Social Media Could Take Only a Fraction of Users’ Time With New Georgia Tech Method
A new visualization technique from the Georgia Institute of Technology could help users end the time-consuming habit of continually checking social media streams and endless updates. Where users might now commit minutes or hours on a single topic spanning thousands of posts, the Georgia Tech technique produces a single compiled social post that reads almost like a headline. Users are able to immediately understand the conversation and interact with the words and ideas that are being talked about the most, whether they are from an election, major sporting event, or latest product release.
“The technique seeks a balance between showing the most frequent words and preserving sentence structure,” says lead researcher Mengdie Hu, a Ph.D. student in Human-Centered Computing. “It gives people a high-level overview of the most common expressions in a document collection and how they are connected to each other.”
Implemented in a web browser, the visualization tool, called SentenTree (short for Sentence Tree), has been used to take almost a quarter of a million tweets shared in a 15-minute window of time during the 2014 World Cup and filter the conversation. The resulting single 100-word social post revealed that Brazil scored a goal in its own net, putting them down 0-1 in their match against Croatia. In the example post, “World Cup” and “own goal” are larger than other words, signaling that they appear more frequently. In the middle of and connecting these two phrases are “2014,” “bad,” and “Brazil,” which together give an idea of the larger social conversation.

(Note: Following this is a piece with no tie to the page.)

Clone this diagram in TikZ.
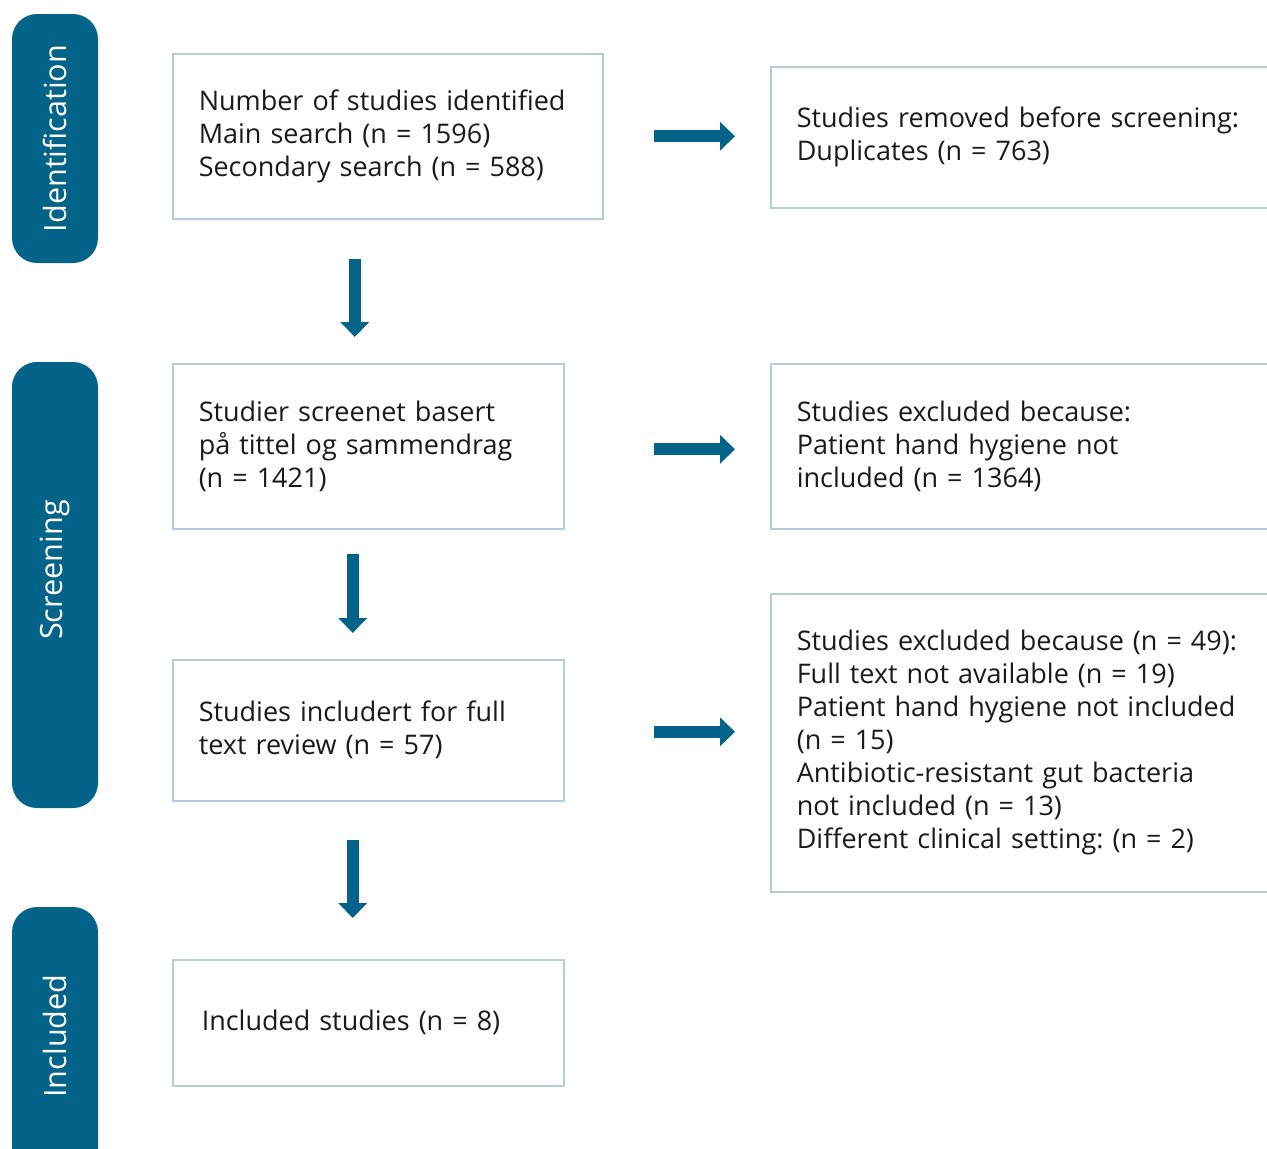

If users want more context, SentenTree allows them to hover over any word and drill down to see more details, including the number of times the phrases appear along with the original tweets.
“Even if you don’t know anything about soccer, there are visual cues to help users connect the concepts and play with the data,” Hu says. “The central idea behind SentenTree is to take a large social media dataset, find the most frequent sequences of words, and build a visualization out of them that mirrors the real-time conversation.”

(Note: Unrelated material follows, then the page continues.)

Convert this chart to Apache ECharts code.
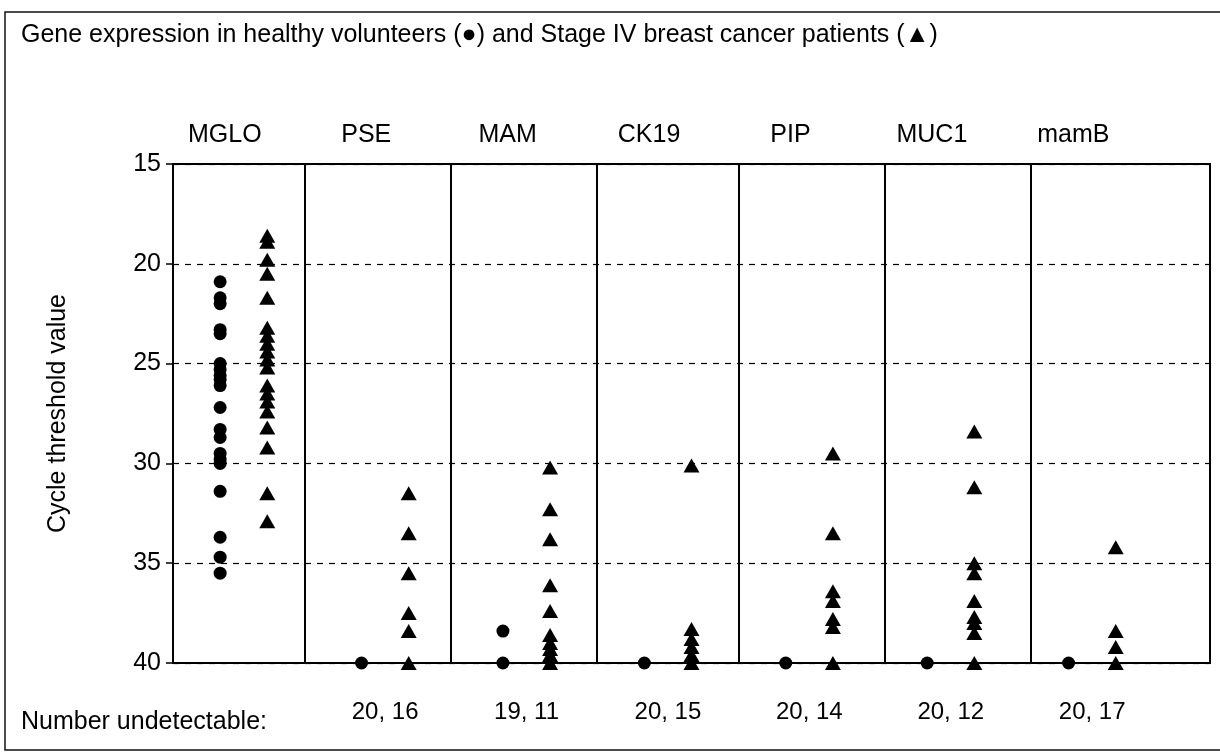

The researchers say that while there are numerous analytical tools for social media data that highlight concept relationships, topical changes, or physical locations, less common are tools that visualize the actual text content itself. SentenTree is designed to remedy this by consolidating, finding patterns in, and delivering useful content from many sources into one simple interactive view.
The algorithms developed for SentenTree analyze the unstructured text data — developing a baseline sequential pattern of similar ideas and sentiments, all the while keeping a sentence-like structure — then incrementally add new words that build on the pattern as the algorithms search the text and kick out duplicate language. This allows the visualization to be a concise, readable representation of multiple thousands of threads. The visualization is even modified in length, based on the size of the screen, and is usually between 100-200 words.

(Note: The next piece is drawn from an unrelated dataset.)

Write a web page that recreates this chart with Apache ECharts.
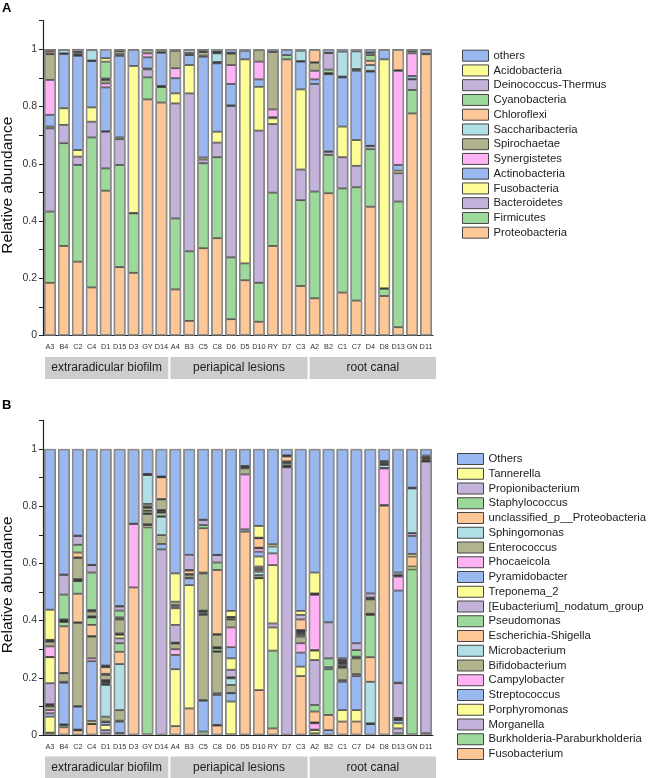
<!DOCTYPE html>
<html>
<head>
<meta charset="utf-8">
<script src="https://cdn.jsdelivr.net/npm/echarts@6/dist/echarts.min.js"></script>
<style>
  html, body { margin: 0; padding: 0; background: #fff; }
  #chart { width: 648px; height: 778px; }
</style>
</head>
<body>
<div id="chart"></div>
<script>
const samples = ['A3', 'B4', 'C2', 'C4', 'D1', 'D15', 'D3', 'GY', 'D14',
  'A4', 'B3', 'C5', 'C8', 'D6', 'D5', 'D10', 'RY', 'D7', 'C3',
  'A2', 'B2', 'C1', 'C7', 'D4', 'D8', 'D13', 'GN', 'D11'];
const groupNames = ['extraradicular biofilm', 'periapical lesions', 'root canal'];
const groupSizes = [9, 10, 9];

// panel A, phylum level (bottom of the stack first)
const proteobacteria = [0.184,0.313,0.258,0.168,0.506,0.239,0.219,0.825,0.814,0.161,0.051,0.305,0.340,0.057,0.193,0.048,0.313,0.965,0.173,0.130,0.497,0.150,0.122,0.450,0.138,0.029,0.776,0.983];
const firmicutes = [0.249,0.359,0.338,0.524,0.078,0.357,0.208,0.077,0.054,0.248,0.243,0.297,0.283,0.216,0.059,0.136,0.186,0.015,0.300,0.373,0.134,0.364,0.396,0.201,0.025,0.439,0.082,0.002];
const bacteroidetes = [0.291,0.064,0.029,0.055,0.128,0.090,0.001,0.028,0.002,0.402,0.552,0.013,0.051,0.529,0,0.532,0.240,0,0.107,0.376,0.011,0.109,0.075,0.011,0.002,0.099,0.037,0];
const fusobacteria = [0.006,0.058,0.023,0.050,0.002,0.006,0.514,0.003,0.002,0.035,0.099,0.007,0.038,0.002,0.713,0.153,0.020,0,0.280,0,0.001,0.107,0.090,0.001,0.800,0.009,0.001,0];
const actinobacteria = [0.041,0.190,0.329,0.162,0.153,0.285,0.056,0.039,0.116,0.053,0.035,0.352,0.239,0.075,0.030,0.026,0.004,0.018,0.097,0.016,0.270,0.172,0.242,0.259,0.033,0.020,0.011,0.012];
const synergistetes = [0.122,0.001,0.003,0.001,0.014,0.006,0,0.014,0,0.035,0.002,0.004,0.002,0.066,0,0.062,0.027,0,0.001,0.030,0.001,0.001,0.005,0.001,0,0.329,0.079,0];
const spirochaetae = [0.090,0.001,0.003,0.001,0.012,0.010,0,0.012,0,0.061,0.006,0.012,0.003,0.040,0,0.040,0.201,0,0.001,0.028,0.001,0.002,0.001,0.002,0,0.001,0.008,0];
const saccharibacteria = [0.003,0.012,0.006,0.036,0.002,0.002,0,0,0.001,0.001,0.010,0.003,0.030,0.002,0,0,0.001,0,0.036,0.002,0.001,0.087,0.062,0.020,0,0.001,0.002,0];
const chloroflexi = [0.008,0,0.002,0,0.003,0.001,0,0,0.001,0.001,0,0.002,0.002,0.001,0,0,0,0,0,0.043,0.001,0,0,0.015,0,0.071,0,0];
const cyanobacteria = [0.002,0,0,0,0.059,0.001,0,0,0.008,0,0,0.001,0.002,0,0,0,0,0,0,0,0.012,0,0,0.020,0,0,0,0];
const deinococcus = [0.001,0,0.008,0,0,0,0,0,0,0,0,0.001,0.001,0,0,0,0,0,0,0,0.058,0,0,0.008,0,0,0,0];
const acidobacteria = [0.001,0,0,0,0.012,0.001,0,0,0,0,0,0.001,0.001,0,0,0,0,0,0,0,0.001,0,0,0.001,0,0,0,0];
const othersA = [0.002,0.002,0.001,0.003,0.031,0.002,0.002,0.002,0.002,0.003,0.002,0.002,0.008,0.012,0.005,0.003,0.008,0.002,0.005,0.002,0.012,0.008,0.007,0.011,0.002,0.002,0.004,0.003];

// panel B, genus level (bottom of the stack first)
const fusobacterium = [0.006,0.027,0.016,0.038,0.006,0.004,0.516,0.002,0,0.031,0.093,0,0.033,0.002,0.711,0.157,0.023,0,0.206,0.004,0,0.047,0.047,0,0.802,0.006,0.002,0.004];
const burkholderia = [0.001,0.008,0.001,0.001,0,0.001,0,0.724,0,0,0,0.012,0.001,0,0,0,0.272,0,0,0.002,0,0,0,0,0,0,0.577,0.002];
const morganella = [0.001,0.001,0.001,0.001,0.011,0.001,0,0,0.649,0,0,0,0.001,0,0,0,0,0.936,0,0,0,0,0,0,0,0.017,0,0.950];
const porphyromonas = [0.056,0.001,0.001,0.009,0.018,0.001,0,0.008,0,0.199,0.431,0,0,0.115,0,0.391,0.081,0.002,0.033,0.011,0,0.040,0.040,0,0,0.018,0.010,0.001];
const streptococcus = [0.012,0.146,0.080,0.209,0.010,0.040,0,0.002,0.019,0.050,0.024,0.108,0.105,0.029,0.008,0.001,0,0.002,0.049,0.002,0.017,0.099,0.119,0.038,0.002,0.011,0,0.001];
const campylobacter = [0.011,0.003,0.002,0.010,0.002,0.003,0.222,0.001,0,0.020,0.002,0.002,0.006,0.001,0.192,0.001,0,0,0.033,0.022,0,0.006,0.007,0.001,0.128,0.002,0,0];
const bifidobacterium = [0.013,0.030,0.291,0.076,0.017,0.037,0,0.036,0.031,0.020,0.010,0.298,0.145,0.028,0.021,0.009,0,0.003,0.023,0.002,0,0.043,0.055,0.002,0.002,0.002,0,0.003];
const microbacterium = [0.002,0.001,0.002,0.002,0.111,0.161,0,0.001,0.064,0.001,0.003,0.002,0.001,0.023,0.003,0.012,0,0,0.004,0.001,0,0.003,0.003,0.145,0.010,0.002,0,0];
const escherichia = [0.003,0.163,0.100,0.039,0.003,0.043,0,0.001,0.002,0.001,0.012,0.003,0.001,0.002,0.002,0.006,0,0,0.004,0.038,0.053,0.003,0.003,0.086,0.003,0.001,0.035,0.005];
const pseudomonas = [0.003,0.015,0.044,0.026,0.004,0.030,0,0.009,0.012,0.001,0.002,0.006,0.010,0.002,0.002,0.006,0,0.008,0.004,0.023,0.160,0.006,0.023,0.148,0.003,0.001,0,0.002];
const eubacterium = [0.073,0.002,0.002,0.001,0.004,0.017,0,0.001,0.002,0.062,0.053,0.001,0.001,0.026,0.002,0.006,0.014,0.002,0.003,0.157,0,0.003,0.024,0.001,0,0.121,0,0];
const treponema = [0.091,0.001,0.002,0.001,0.002,0.012,0,0.008,0.004,0.058,0,0.001,0.001,0.040,0,0.035,0.204,0,0.002,0.033,0,0.002,0,0.001,0,0.002,0.009,0];
const pyramidobacter = [0.001,0.001,0.002,0.001,0.002,0.003,0,0.004,0.002,0.006,0,0.001,0.001,0.039,0,0.017,0,0,0.002,0.002,0,0.002,0,0.001,0,0.322,0.063,0];
const phocaeicola = [0.037,0.001,0.001,0.001,0.002,0.002,0,0.002,0.002,0.005,0,0.001,0.001,0.069,0,0.012,0.041,0,0.002,0.193,0,0.003,0,0.001,0,0.049,0.009,0];
const enterococcus = [0.016,0.002,0.074,0.017,0.018,0.049,0.001,0.009,0.037,0.012,0,0.130,0.043,0.028,0,0.001,0,0.004,0.001,0.003,0,0.003,0,0.050,0.004,0.003,0.001,0.004];
const sphingomonas = [0.002,0.001,0.002,0.002,0.004,0.003,0,0.101,0.001,0,0,0.003,0.003,0.001,0,0.001,0.024,0,0.001,0.001,0.007,0.002,0,0.002,0,0.001,0.156,0];
const unclassifiedProteo = [0.002,0.001,0.017,0.003,0.023,0.004,0,0.001,0.076,0,0,0.155,0.224,0.006,0,0.033,0,0.017,0.037,0.001,0,0,0,0.002,0.004,0.001,0.002,0.005];
const staphylococcus = [0.002,0.087,0.027,0.131,0.002,0.024,0,0.001,0.001,0,0,0.011,0.026,0.001,0,0.001,0,0.002,0,0,0.031,0,0,0.003,0,0,0.001,0];
const propionibacterium = [0.001,0.069,0.031,0.026,0.002,0.014,0,0.001,0.001,0,0,0.018,0.026,0.001,0,0.001,0,0.001,0.016,0,0.126,0.006,0,0.014,0,0.009,0,0];
const tannerella = [0.105,0.001,0.001,0.001,0.002,0.002,0,0.001,0.001,0.099,0,0.001,0.001,0.021,0,0.041,0.008,0.001,0.014,0.073,0,0,0,0,0,0,0,0];
const othersB = [0.562,0.439,0.303,0.405,0.757,0.549,0.261,0.087,0.096,0.435,0.370,0.247,0.370,0.566,0.059,0.269,0.333,0.022,0.566,0.432,0.606,0.732,0.679,0.505,0.042,0.432,0.135,0.023];

const phylumSeries = [
  ['Proteobacteria', proteobacteria], ['Firmicutes', firmicutes], ['Bacteroidetes', bacteroidetes],
  ['Fusobacteria', fusobacteria], ['Actinobacteria', actinobacteria], ['Synergistetes', synergistetes],
  ['Spirochaetae', spirochaetae], ['Saccharibacteria', saccharibacteria], ['Chloroflexi', chloroflexi],
  ['Cyanobacteria', cyanobacteria], ['Deinococcus-Thermus', deinococcus], ['Acidobacteria', acidobacteria],
  ['others', othersA]
];
const genusSeries = [
  ['Fusobacterium', fusobacterium], ['Burkholderia-Paraburkholderia', burkholderia], ['Morganella', morganella],
  ['Porphyromonas', porphyromonas], ['Streptococcus', streptococcus], ['Campylobacter', campylobacter],
  ['Bifidobacterium', bifidobacterium], ['Microbacterium', microbacterium], ['Escherichia-Shigella', escherichia],
  ['Pseudomonas', pseudomonas], ['[Eubacterium]_nodatum_group', eubacterium], ['Treponema_2', treponema],
  ['Pyramidobacter', pyramidobacter], ['Phocaeicola', phocaeicola], ['Enterococcus', enterococcus],
  ['Sphingomonas', sphingomonas], ['unclassified_p__Proteobacteria', unclassifiedProteo], ['Staphylococcus', staphylococcus],
  ['Propionibacterium', propionibacterium], ['Tannerella', tannerella], ['Others', othersB]
];

// colours repeat every 8 taxa
const palette = ['#fec797', '#9ed99c', '#c3b2d9', '#fdfd98', '#98b8ef', '#ffb2f4', '#b0b38c', '#b0e0e6'];
const font = '"Liberation Sans", Arial, sans-serif';

const chart = echarts.init(document.getElementById('chart'));

function stackSeries(list, idx) {
  return list.map(([name, vals], i) => ({
    name: name,
    type: 'bar',
    stack: 'total' + idx,
    xAxisIndex: idx,
    yAxisIndex: idx,
    barWidth: 11.5,
    data: vals.map(v => v === 0 ? '-' : v),
    itemStyle: {color: palette[i % 8], borderColor: '#3a3a3a', borderWidth: 0.8},
    emphasis: {disabled: true}
  }));
}

// grey outline round each whole bar
function frameSeries(list, idx) {
  const sums = samples.map((s, j) => list.reduce((acc, [, vals]) => acc + vals[j], 0));
  return {
    name: 'frame' + idx,
    type: 'bar',
    xAxisIndex: idx,
    yAxisIndex: idx,
    barWidth: 11.5,
    barGap: '-100%',
    z: 3,
    silent: true,
    data: sums,
    itemStyle: {color: 'rgba(0,0,0,0)', borderColor: '#8d8d8d', borderWidth: 1.4}
  };
}

function xAxisFor(idx) {
  return {
    type: 'category', gridIndex: idx, data: samples,
    axisLine: {lineStyle: {color: '#222', width: 1.2}},
    axisTick: {length: 4, lineStyle: {color: '#222'}},
    axisLabel: {interval: 0, fontSize: 7.3, color: '#333', margin: 8, fontFamily: font}
  };
}

function yAxisFor(idx) {
  return {
    type: 'value', gridIndex: idx, min: 0, max: 1.1, interval: 0.1,
    axisLine: {show: true, lineStyle: {color: '#222', width: 1.2}},
    axisTick: {show: true, length: 4, lineStyle: {color: '#222'}},
    splitLine: {show: false},
    axisLabel: {
      fontSize: 10.5, color: '#333', margin: 6, fontFamily: font,
      formatter: v => {
        const t = Math.round(v * 10);
        return (t % 2 === 0 && t <= 10) ? String(t / 10) : '';
      }
    }
  };
}

function legendFor(list, left, top) {
  return {
    orient: 'vertical', left: left, top: top, padding: 0,
    itemWidth: 26, itemHeight: 11, itemGap: 2.75, icon: 'rect',
    selectedMode: false,
    itemStyle: {borderColor: '#444', borderWidth: 1},
    textStyle: {fontSize: 11.3, lineHeight: 11, color: '#222', fontFamily: font},
    data: list.map(s => s[0]).reverse()
  };
}

const option = {
  animation: false,
  textStyle: {fontFamily: font},
  title: [
    {text: 'A', left: 2, top: 2, padding: 0, textStyle: {fontSize: 13, fontWeight: 'bold', color: '#000', fontFamily: font}},
    {text: 'B', left: 2, top: 398.5, padding: 0, textStyle: {fontSize: 13, fontWeight: 'bold', color: '#000', fontFamily: font}}
  ],
  grid: [
    {left: 43, top: 20.7, width: 390, height: 314.8},
    {left: 43, top: 420.4, width: 390, height: 314.6}
  ],
  xAxis: [xAxisFor(0), xAxisFor(1)],
  yAxis: [yAxisFor(0), yAxisFor(1)],
  legend: [legendFor(phylumSeries, 462, 49.7), legendFor(genusSeries, 457, 453)],
  series: [].concat(
    stackSeries(phylumSeries, 0), [frameSeries(phylumSeries, 0)],
    stackSeries(genusSeries, 1), [frameSeries(genusSeries, 1)]
  )
};
chart.setOption(option);

// axis title and grey group boxes, placed from the axes
function decorations(idx) {
  const c0 = chart.convertToPixel({xAxisIndex: idx}, samples[0]);
  const c1 = chart.convertToPixel({xAxisIndex: idx}, samples[1]);
  const band = c1 - c0;
  const y0 = chart.convertToPixel({yAxisIndex: idx}, 0);
  const yMid = chart.convertToPixel({yAxisIndex: idx}, 0.525);
  const els = [{
    type: 'text', silent: true, x: 8, y: yMid, rotation: Math.PI / 2,
    style: {text: 'Relative abundance', fill: '#111', font: '15.5px ' + font, textAlign: 'center', textVerticalAlign: 'middle'}
  }];
  let start = 0;
  groupNames.forEach((g, k) => {
    const end = start + groupSizes[k];
    const x0 = c0 - band / 2 + start * band + 2;
    const x1 = c0 - band / 2 + end * band + (k === groupNames.length - 1 ? 3 : 0);
    els.push({
      type: 'rect', silent: true,
      shape: {x: x0, y: y0 + 21.5, width: x1 - x0, height: 22},
      style: {fill: '#cdcdcd'}
    });
    els.push({
      type: 'text', silent: true,
      x: (x0 + x1) / 2, y: y0 + 32.5,
      style: {text: g, fill: '#222', font: '12px ' + font, textAlign: 'center', textVerticalAlign: 'middle'}
    });
    start = end;
  });
  return els;
}
chart.setOption({graphic: decorations(0).concat(decorations(1))});
</script>
</body>
</html>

“There is an unwieldy volume of unstructured text on the web that continues to grow explosively,” says John Stasko, professor of Interactive Computing at Georgia Tech and part of the research team. “Social media text includes rich information on the public’s interests and opinions, and we hope this technique can start to uncover important patterns and ideas that exist in this data.”
The Georgia Tech researchers are developing their tool to allow for a broader cross section of ideas to surface on the social web – anywhere from YouTube to Facebook to Reddit – instead of simply relying on what social media influencers, such as celebrities or prominent public figures, post on their channels.
SentenTree eventually will be available online for users to upload their own datasets to visualize. The work, presented in October at the IEEE Vis 2016 conference in Baltimore, Maryland, is published in the paper “Visualizing Social Media Content with SentenTree.”
This research is supported in part by the DARPA XDATA program and the National Science Foundation, Award IIS-1320537. The views and opinions expressed are those of the authors and do not necessarily represent the funding partners.